Инвентарь первого горизонта включал еще четыре сосуда: маленькую вазу с четырьмя крохотными ручками и очень узким основанием [4]; вазу повыше с тремя высокими ручками, составленными из двух, а то и трех брусочков [5]; пузатый горшок, в верхней части его тулова — гравированный узор: три волнистых черты между двумя рядами тройных и горизонтальных линий [6]; наконец, почти метровой высоты, но не такой уж широкий кувшин для хранения припасов, с загнутым внутрь венчиком [7].
Таким образом, первые шесть слоев характеризовались семью видами посуды; при этом «кофейник» и кувшин с загнутым внутрь венчиком были позднего происхождения и встретились нам лишь в двух верхних слоях. Конечно, нам попадались и другие черепки, но в этих случаях о форме сосуда, как правило, приходилось только гадать. Таковы черепки тонкостенной желтой посуды с тисненым узором, явно изготовленной в форме, а также черепки с нарезкой в виде треугольников под зеленой глазурью — позднее мы занесли эту посуду в разряд глубоких «мисок для пудинга» [8].

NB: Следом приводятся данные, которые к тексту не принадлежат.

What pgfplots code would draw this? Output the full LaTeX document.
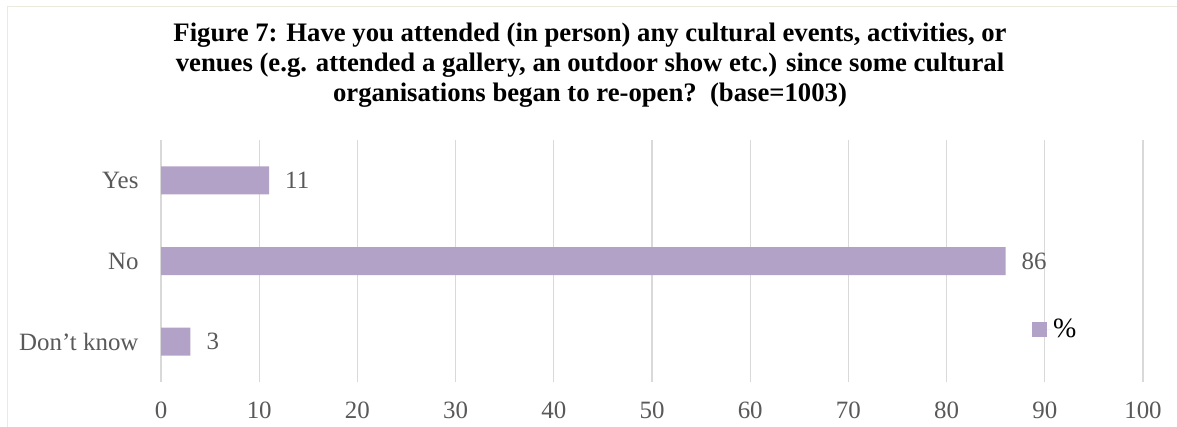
\documentclass[border=0pt]{standalone}
\usepackage{fontspec}
\setmainfont{Liberation Serif}
\usepackage{pgfplots}
\pgfplotsset{compat=1.18}
\definecolor{barc}{RGB}{179,162,199}
\definecolor{gridc}{RGB}{217,217,217}
\definecolor{txt}{RGB}{89,89,89}
\definecolor{framec}{RGB}{236,233,222}
\pgfplotstableread{
y val
0 3
1 86
2 11
}\datatable
\begin{document}
\begin{tikzpicture}[x=1bp,y=1bp]
\path[use as bounding box] (0,0) rectangle (1177,426);
\fill[white] (0,0) rectangle (1177,426);
\draw[framec, line width=1.5bp] (7.5,-5) -- (7.5,419.5) -- (1185,419.5);
\node[font=\fontsize{26.8}{30}\selectfont\bfseries, align=center, inner sep=0pt] at (590,361)
 {Figure 7: Have you attended (in person) any cultural events, activities, or\\
 venues (e.g. attended a gallery, an outdoor show etc.) since some cultural\\
 organisations began to re-open?\ \ (base=1003)};
\begin{axis}[
  at={(161bp,44bp)}, anchor=south west,
  scale only axis, width=982bp, height=242bp,
  xbar, bar width=28bp,
  xmin=0, xmax=100, ymin=-0.5, ymax=2.5,
  xtick={0,10,...,100},
  ytick={0,1,2},
  yticklabels={Don’t know, No, Yes},
  xmajorgrids, grid style={gridc, line width=1.3bp},
  axis line style={draw=none},
  major tick length=0pt,
  tick label style={font=\fontsize{25}{28}\selectfont, text=txt},
  xticklabel style={yshift=-16bp},
  yticklabel style={xshift=-19bp},
  /pgf/number format/assume math mode=true,
  nodes near coords,
  every node near coord/.append style={font=\fontsize{25}{28}\selectfont, text=txt, anchor=west, inner sep=0pt, xshift=16bp},
  legend style={at={(0.887,0.219)}, anchor=west, draw=none, fill=none, inner sep=0pt,
    font=\fontsize{28}{30}\selectfont},
  legend image code/.code={\fill[barc] (0bp,-7.5bp) rectangle (15bp,7.5bp); \path (0bp,0bp) -- (19bp,0bp);},
]
\addplot[fill=barc, draw=none] table[x=val, y=y] {\datatable};
\addlegendentry{\%}
\end{axis}
\end{tikzpicture}
\end{document}
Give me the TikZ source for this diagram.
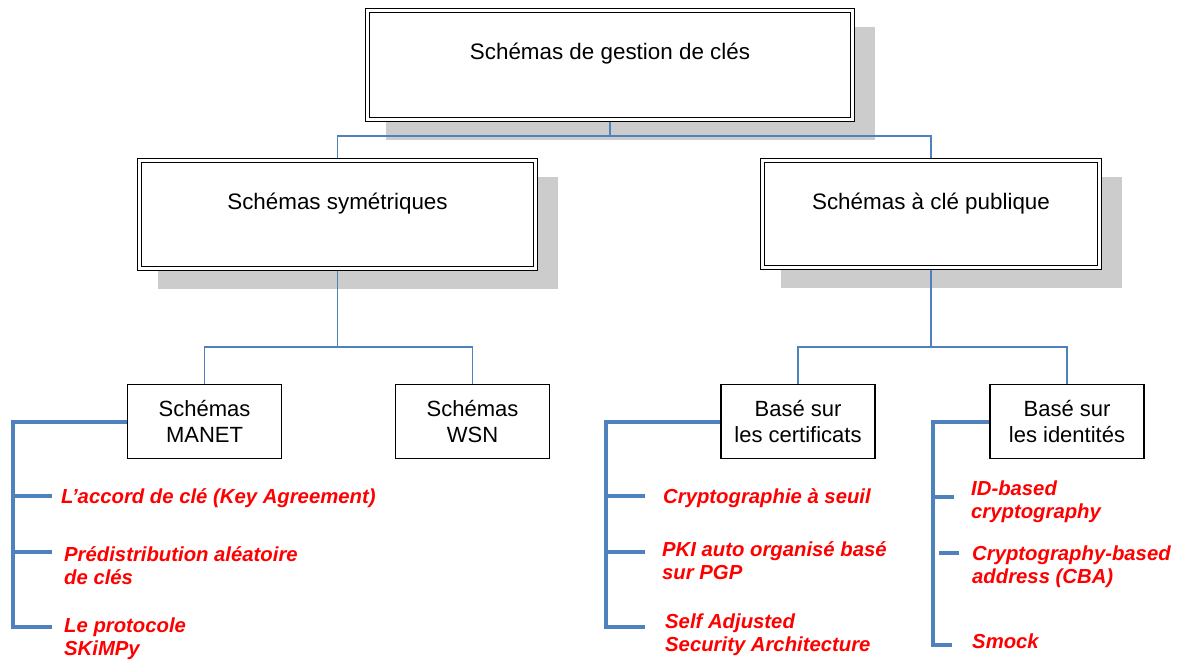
\documentclass[tikz,border=0pt]{standalone}
\usepackage{fontspec}
\setmainfont{Liberation Sans}
\usetikzlibrary{shadows}
\definecolor{linkblue}{HTML}{4F81BD}
\definecolor{shadowgray}{HTML}{CCCCCC}
\definecolor{itemred}{HTML}{FF0000}
\begin{document}
\begin{tikzpicture}[x=1pt,y=-1pt,
  mainbox/.style={draw=black, line width=1.4pt, fill=white, inner sep=0pt,
    drop shadow={shadow xshift=20pt, shadow yshift=-18pt, fill=shadowgray, opacity=1},
    path picture={\draw[black, line width=1pt]
      ([shift={(4pt,-4pt)}]path picture bounding box.north west) rectangle
      ([shift={(-4pt,4pt)}]path picture bounding box.south east);}},
  subbox/.style={draw=black, line width=1.3pt, fill=white, minimum width=154pt,
    minimum height=74pt, inner sep=0pt, align=center,
    font=\fontsize{22}{26}\selectfont},
  boxtext/.style={font=\fontsize{22.4}{26}\selectfont, inner sep=0pt, anchor=base},
  item/.style={font=\fontsize{20.3}{23}\selectfont\bfseries\itshape, text=itemred,
    align=left, inner sep=0pt, anchor=base west},
  link/.style={draw=linkblue, line width=1.2pt},
  bracket/.style={draw=linkblue, line width=4pt},
]
\useasboundingbox (0,0) rectangle (1178,659);

% --- level 1 and 2: double-framed boxes with shadows
\node[mainbox, minimum width=489pt, minimum height=113pt] (root) at (610,65) {};
\node[boxtext] (roottxt) at (610,59) {Schémas de gestion de clés};

\node[mainbox, minimum width=400pt, minimum height=112pt] (sym) at (337.5,214.5) {};
\node[boxtext] (symtxt) at (337.5,209) {Schémas symétriques};

\node[mainbox, minimum width=341pt, minimum height=111pt] (pub) at (931,214) {};
\node[boxtext] (pubtxt) at (931,209) {Schémas à clé publique};

% --- level 3: plain boxes
\node[subbox] (manet) at (204.5,421.5) {Schémas\\MANET};
\node[subbox] (wsn)   at (472.5,421.5) {Schémas\\WSN};
\node[subbox] (cert)  at (798,421.5)   {Basé sur\\les certificats};
\node[subbox] (ident) at (1067,421.5)  {Basé sur\\les identités};

% --- thin connectors
\coordinate (j1) at (610,136);
\draw[link] (root.south) -- (j1);
\draw[link] (sym.north) |- (j1) -| (pub.north);
\coordinate (j2) at (337.5,347);
\draw[link] (sym.south) -- (j2);
\draw[link] (manet.north) |- (j2) -| (wsn.north);
\coordinate (j3) at (931,347);
\draw[link] (pub.south) -- (j3);
\draw[link] (cert.north) |- (j3) -| (ident.north);

% --- MANET list (multi-line items are placed by their last baseline)
\coordinate (mb) at (13,627);
\coordinate (m1) at (13,496);  \coordinate (m1e) at (52,496);
\coordinate (m2) at (13,552);  \coordinate (m2e) at (52,552);
\coordinate (m3e) at (52,627);
\draw[bracket] (manet.west) -| (mb) -- (m3e);
\draw[bracket] (m1) -- (m1e);
\draw[bracket] (m2) -- (m2e);
\node[item] (ka) at (61,503) {L’accord de clé (Key Agreement)};
\node[item] (kp) at (64,584) {Prédistribution aléatoire\\de clés};
\node[item] (ks) at (64,655) {Le protocole\\SKiMPy};

% --- certificate-based list
\coordinate (cb) at (606,627);
\coordinate (c1) at (606,496); \coordinate (c1e) at (645,496);
\coordinate (c2) at (606,552); \coordinate (c2e) at (645,552);
\coordinate (c3e) at (645,627);
\draw[bracket] (cert.west) -| (cb) -- (c3e);
\draw[bracket] (c1) -- (c1e);
\draw[bracket] (c2) -- (c2e);
\node[item] (cs) at (663,503) {Cryptographie à seuil};
\node[item] (cp) at (662,579) {PKI auto organisé basé\\sur PGP};
\node[item] (ca) at (665,651) {Self Adjusted\\Security Architecture};

% --- identity-based list
\coordinate (ib) at (933,645);
\coordinate (i1) at (933,497); \coordinate (i1e) at (954,497);
\coordinate (i2) at (939,553); \coordinate (i2e) at (959,553);
\coordinate (i3e) at (952,645);
\draw[bracket] (ident.west) -| (ib) -- (i3e);
\draw[bracket] (i1) -- (i1e);
\draw[bracket] (i2) -- (i2e);
\node[item] (ii) at (971,518) {ID-based\\cryptography};
\node[item] (ic) at (972,583) {Cryptography-based\\address (CBA)};
\node[item] (im) at (972,648) {Smock};
\end{tikzpicture}
\end{document}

Не стану делать вид, будто этот инвентарь был для нас неожиданным. Такую же керамику я добывал из раскопов уже полтора сезона. Подобная посуда была разбросана повсюду на улицах и в помещениях моей исламской крепости, так что не оставалось никакого сомнения, что люди, строители крепости у моря, жившие в ней, готовили пищу в этих горшках и ели с этих тарелок. А значит, если мы сможем датировать крепость, получим дату и для посуды. Или наоборот.